Figure 6: Outputs linked to preprints show higher adoption of other open research practices

Conclusion with reminding limitations and caveats

While the number of publications is significant, it only represents a tiny amount of the publication universe. The dataset includes open access outputs from one publisher that predominantly publishes in certain disciplines. Some fields, for instance, do not produce data as we understand it in the context of science. Also, preprinting may not be common where the journal article is not the main output type in some disciplines. It is also important to highlight that PLOS dataset puts journal articles in the centre and works backwards, meaning that we cannot confidently say whether open research practices were followed from the beginning of the research process or just at the time of publication. Generalising these conclusions to the entire research ecosystem without keeping the nuances in mind would be invalid and would risk creating gamification and perverse incentives in the same way that journal-based metrics have done for years. Despite its caveats, the PLOS Open Science Indicators dataset is a great starting point for measuring research in a more meaningful way, especially in the presence of unhealthy metrics. The analysis of the dataset gives us good insights into where we should focus our open research advocacy.

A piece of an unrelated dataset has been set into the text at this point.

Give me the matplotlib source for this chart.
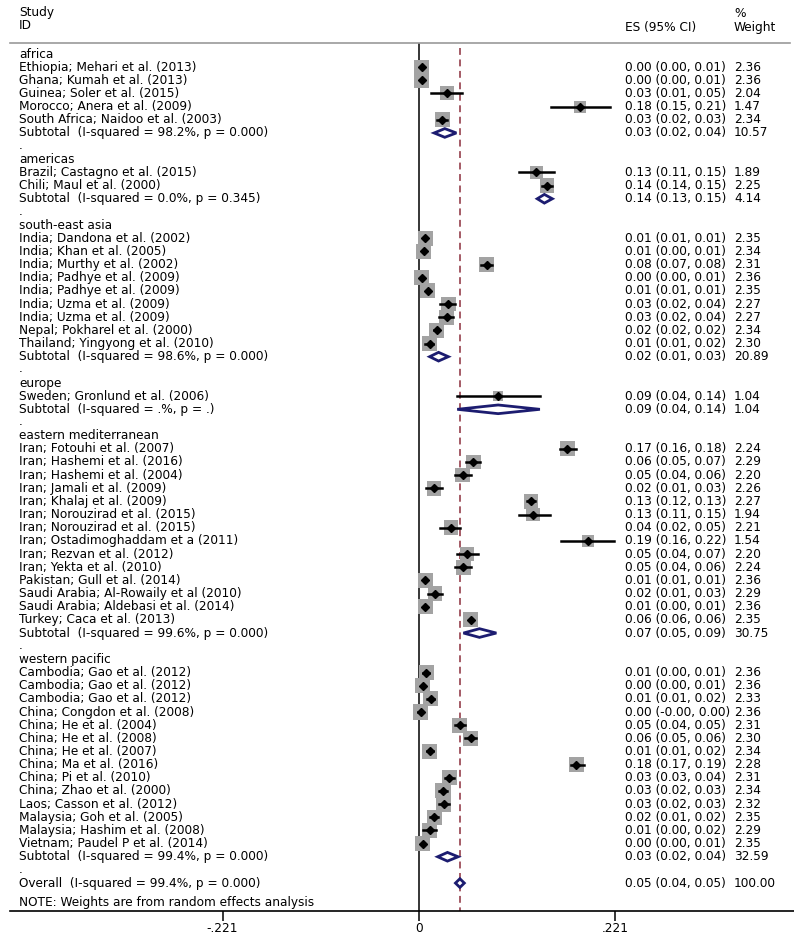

This brief analysis shows that while we seem to be in a strong position when it comes to sharing data, there is still room for improvement in other areas, such as sharing code, releasing preprints, making research protocols available, and registering studies before they begin, especially if they are underpinning elements of research. Everyone in this ecosystem, from researchers and institutions to funders and publishers, has a role to play in making this happen.